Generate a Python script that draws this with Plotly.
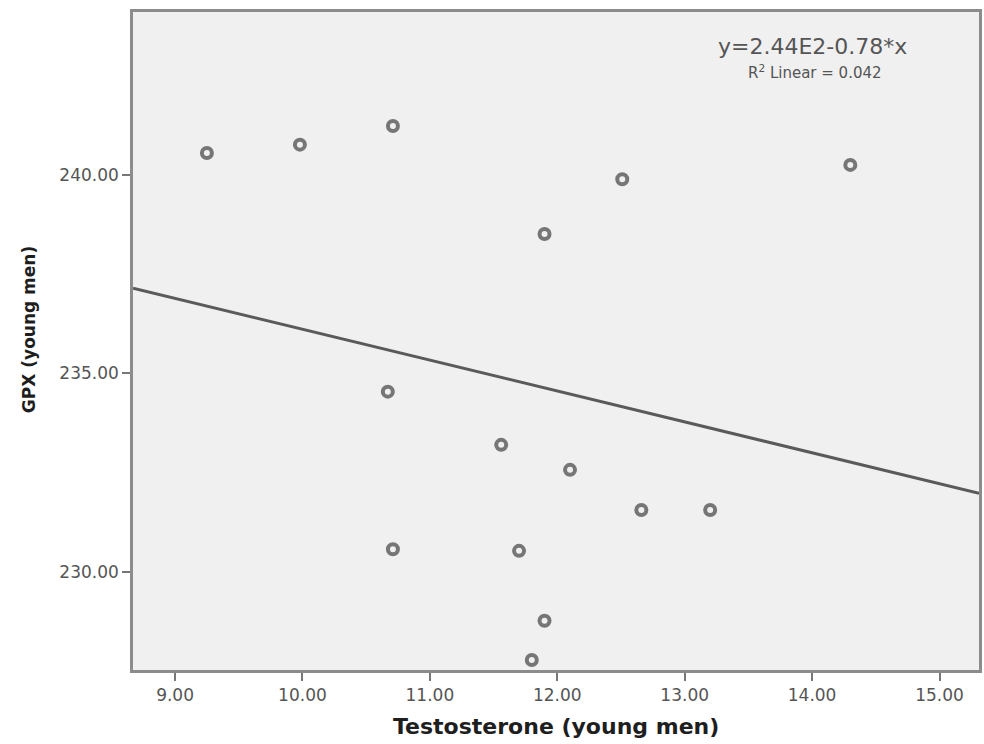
import numpy as np
import plotly.graph_objects as go

# Data
testosterone = [9.25, 9.98, 10.71, 11.90, 12.51, 14.30, 10.67, 11.56, 12.10,
                12.66, 13.20, 10.71, 11.70, 11.90, 11.80]
gpx = [240.55, 240.76, 241.23, 238.51, 239.89, 240.25, 234.54, 233.20, 232.57,
       231.56, 231.56, 230.57, 230.53, 228.77, 227.78]

x_ticks = [9, 10, 11, 12, 13, 14, 15]
y_ticks = [230, 235, 240]
x_title = "Testosterone (young men)"
y_title = "GPX (young men)"
eq_text = "y=2.44E2-0.78*x"
r2_text = "R<sup>2</sup> Linear = 0.042"

x_range = [8.67, 15.31]
y_range = [227.53, 244.10]

# Linear fit from the data
slope, intercept = np.polyfit(testosterone, gpx, 1)
fit_x = np.array(x_range)
fit_y = intercept + slope * fit_x

fig = go.Figure()
fig.add_trace(go.Scatter(
    x=fit_x, y=fit_y, mode="lines",
    line=dict(color="#5a5a5a", width=3),
    hoverinfo="skip", showlegend=False,
))
fig.add_trace(go.Scatter(
    x=testosterone, y=gpx, mode="markers",
    marker=dict(symbol="circle-open", size=10, color="#767676",
                line=dict(width=4, color="#767676")),
    showlegend=False,
))

axis_common = dict(
    showgrid=False, zeroline=False,
    showline=True, mirror=True, linecolor="#8c8c8c", linewidth=2.5,
    ticks="outside", ticklen=8, tickwidth=2, tickcolor="#777777",
    tickfont=dict(family="DejaVu Sans", size=17, color="#555555"),
    tickformat=".2f",
)

fig.update_layout(
    width=984, height=744,
    margin=dict(l=133, r=2, t=12, b=74),
    paper_bgcolor="white",
    plot_bgcolor="#f0f0f0",
    xaxis=dict(range=x_range, tickvals=x_ticks, **axis_common),
    yaxis=dict(range=y_range, tickvals=y_ticks, **axis_common),
    annotations=[
        dict(text="<b>" + x_title + "</b>", xref="paper", yref="paper",
             x=0.5, y=-0.0866, showarrow=False, xanchor="center", yanchor="middle",
             font=dict(family="DejaVu Sans", size=22, color="#1e1e1e")),
        dict(text="<b>" + y_title + "</b>", xref="paper", yref="paper",
             x=-0.1237, y=0.517, showarrow=False, xanchor="center", yanchor="middle",
             textangle=-90,
             font=dict(family="DejaVu Sans", size=17, color="#1e1e1e")),
        dict(text=eq_text, xref="paper", yref="paper",
             x=0.803, y=0.947, showarrow=False, xanchor="center", yanchor="middle",
             font=dict(family="DejaVu Sans", size=22, color="#555555")),
        dict(text=r2_text, xref="paper", yref="paper",
             x=0.806, y=0.909, showarrow=False, xanchor="center", yanchor="middle",
             font=dict(family="DejaVu Sans", size=15, color="#555555")),
    ],
)

fig.write_html("out.html")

+-------+

What the task asks:
Reproduce each line exactly as it appears, omitting the pictures.

Solution to this task:
Generate a Python script that draws this with Plotly.
import numpy as np
import plotly.graph_objects as go

# Data
testosterone = [9.25, 9.98, 10.71, 11.90, 12.51, 14.30, 10.67, 11.56, 12.10,
                12.66, 13.20, 10.71, 11.70, 11.90, 11.80]
gpx = [240.55, 240.76, 241.23, 238.51, 239.89, 240.25, 234.54, 233.20, 232.57,
       231.56, 231.56, 230.57, 230.53, 228.77, 227.78]

x_ticks = [9, 10, 11, 12, 13, 14, 15]
y_ticks = [230, 235, 240]
x_title = "Testosterone (young men)"
y_title = "GPX (young men)"
eq_text = "y=2.44E2-0.78*x"
r2_text = "R<sup>2</sup> Linear = 0.042"

x_range = [8.67, 15.31]
y_range = [227.53, 244.10]

# Linear fit from the data
slope, intercept = np.polyfit(testosterone, gpx, 1)
fit_x = np.array(x_range)
fit_y = intercept + slope * fit_x

fig = go.Figure()
fig.add_trace(go.Scatter(
    x=fit_x, y=fit_y, mode="lines",
    line=dict(color="#5a5a5a", width=3),
    hoverinfo="skip", showlegend=False,
))
fig.add_trace(go.Scatter(
    x=testosterone, y=gpx, mode="markers",
    marker=dict(symbol="circle-open", size=10, color="#767676",
                line=dict(width=4, color="#767676")),
    showlegend=False,
))

axis_common = dict(
    showgrid=False, zeroline=False,
    showline=True, mirror=True, linecolor="#8c8c8c", linewidth=2.5,
    ticks="outside", ticklen=8, tickwidth=2, tickcolor="#777777",
    tickfont=dict(family="DejaVu Sans", size=17, color="#555555"),
    tickformat=".2f",
)

fig.update_layout(
    width=984, height=744,
    margin=dict(l=133, r=2, t=12, b=74),
    paper_bgcolor="white",
    plot_bgcolor="#f0f0f0",
    xaxis=dict(range=x_range, tickvals=x_ticks, **axis_common),
    yaxis=dict(range=y_range, tickvals=y_ticks, **axis_common),
    annotations=[
        dict(text="<b>" + x_title + "</b>", xref="paper", yref="paper",
             x=0.5, y=-0.0866, showarrow=False, xanchor="center", yanchor="middle",
             font=dict(family="DejaVu Sans", size=22, color="#1e1e1e")),
        dict(text="<b>" + y_title + "</b>", xref="paper", yref="paper",
             x=-0.1237, y=0.517, showarrow=False, xanchor="center", yanchor="middle",
             textangle=-90,
             font=dict(family="DejaVu Sans", size=17, color="#1e1e1e")),
        dict(text=eq_text, xref="paper", yref="paper",
             x=0.803, y=0.947, showarrow=False, xanchor="center", yanchor="middle",
             font=dict(family="DejaVu Sans", size=22, color="#555555")),
        dict(text=r2_text, xref="paper", yref="paper",
             x=0.806, y=0.909, showarrow=False, xanchor="center", yanchor="middle",
             font=dict(family="DejaVu Sans", size=15, color="#555555")),
    ],
)

fig.write_html("out.html")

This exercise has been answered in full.